Traditional finance is not ready to undergo a profound change.

Interview with Camille Lipani, independent adviser specializing in sustainable investments.

Traditional finance is not ready to undergo a profound change.
Camille Lipani, independent advisor specializing in sustainable investments.

This December is shaping up to be the month of "green" finance. This theme will be at the heart of Building Bridges in Geneva, a major event that every year brings together speakers from around the globe. The 2024 edition promises to be particularly complex, because green finance is not very much in vogue these days. Behind the fine words, actions sometimes appear less glorious.

After a decline in sustainable investments observed in the United States earlier this year, Switzerland is facing a similar slowdown. A finance research institute based in Zug found that the growth of financial flows in favor of investment funds adhering to environmental, social and governance (ESG) criteria was currently no longer sufficient to catch up with that of traditional funds. During the autumn, the specialized platform Hazeltree also revealed that the world's largest hedge funds preferred to bet against "green" technologies and sustainable development, while investing in the long term in fossil fuels.

Given the context, we thought it appropriate to question the players—small and large—in finance about their relationship to sustainable investment. The answers of Camille Lipani,  an independent advisor specializing in sustainable investments.

What is your approach to so‑called green finance?

It is direct and useful as I like to say; with my clients we can invest in the stock market but above all we invest in forest groups, agricultural property companies, impact start-ups or in renewables through crowdfunding. My goal is to be transparent and to avoid greenwashing by not relying on labels but on the real usefulness of the investment. Because my feeling is that people try to put a green filter on traditional investments based on brown practices, that is, a capitalism that destroys our planet.

What is your reaction when you hear that a large majority of hedge funds prefer to short their positions on renewable energies in favor of fossil fuels?

There is nothing surprising about that. Since its creation, traditional finance has sheltered behind its fiduciary responsibility and its pursuit of profitability. As long as regulation does not change, these institutions will not deviate from their path. They will be content to seek labels and certifications empty of meaning, as they do now.

It is important to note that as long as society as a whole continues to use polluting energies and does not embark on a real transition, there will always be opportunists to profit from quick but unethical gains.

How should one adapt their investments in such an ambiguous reality?

Personally, I do not invest in these funds and I advise my clients against doing so if they are sensitive to these issues. These funds reflect exactly what is found in the financial markets: deplorable transparency, products too complex to have a real impact, greenwashing through false statements, meaningless labels, and a search for profitability that takes precedence over the preservation of the planet. When the ESG aspect is highlighted, it is above all an attempt to attract additional profits, because this term is fashionable today.

This news raises a fundamental question: is the financial sector truly ready to sacrifice part of its profitability for the good of the planet?

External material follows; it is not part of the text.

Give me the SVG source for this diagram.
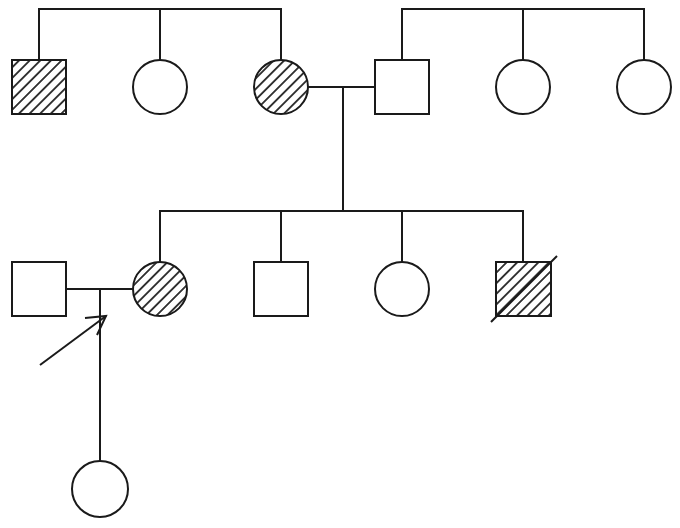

We must broaden the reflection beyond the financial sector alone. Is our world really ready to sacrifice a share of profitability for the good of the planet? We live in a capitalist system where profitability is the main measure of success. In this context, can we really envisage a model where we prioritize the planet while maintaining such an economic functioning? As far as finance is concerned, the situation is clear: traditional finance is not ready to undergo a profound change. The actors in this sector, whether large banks or pension funds, hide behind their fiduciary responsibility, whose main objective remains profitability, and not support for the planet.

We live in a capitalist system where profitability is the main measure of success. In this context, can we really envisage a model where we prioritize the planet while maintaining such an economic functioning?

However, new promising financial initiatives are emerging. More and more direct investments are being created by eco‑responsible entrepreneurs, which I often call the "green financiers" of finance! The difference with traditional finance is striking: the impact is real, the transparency total, the fees reasonable, and the necessary resources are well taken into account. In my view, the best model is that of fully transparent investment, where capital is invested directly, the usefulness is obvious, fees are clear and not excessive.

Take the example of an agricultural property company: the objective is to help farmers set up by buying land and leasing it to them, because without this support the setup costs are often too high. With only 3% entry fees, one can meet the established farmers and observe the direct impact of the investment. It is truly useful, because without food, the very survival of humanity is at stake. Who can contest that?

ESG criteria are increasingly struggling to convince, should new standards urgently be established?

The lack of trust has become a major problem, and it is not limited to finance. Labels and standards are multiplying, but they are not always effective. One can of course create new labels, but what is the point if we do not ensure their validity and follow‑up afterwards? The current regulation is too lax, and for changes to have a real impact, real sanctions should be introduced in case of violations of the principles. Without that, any initiative will remain ineffective.

I also think it would be relevant to review fiduciary responsibility, which, in my opinion, represents one of the main limits to the adoption of green finance. It would then be necessary to put in place regular checks as soon as an investment claims to be "green", to ensure that it really respects the criteria and principles of sustainability.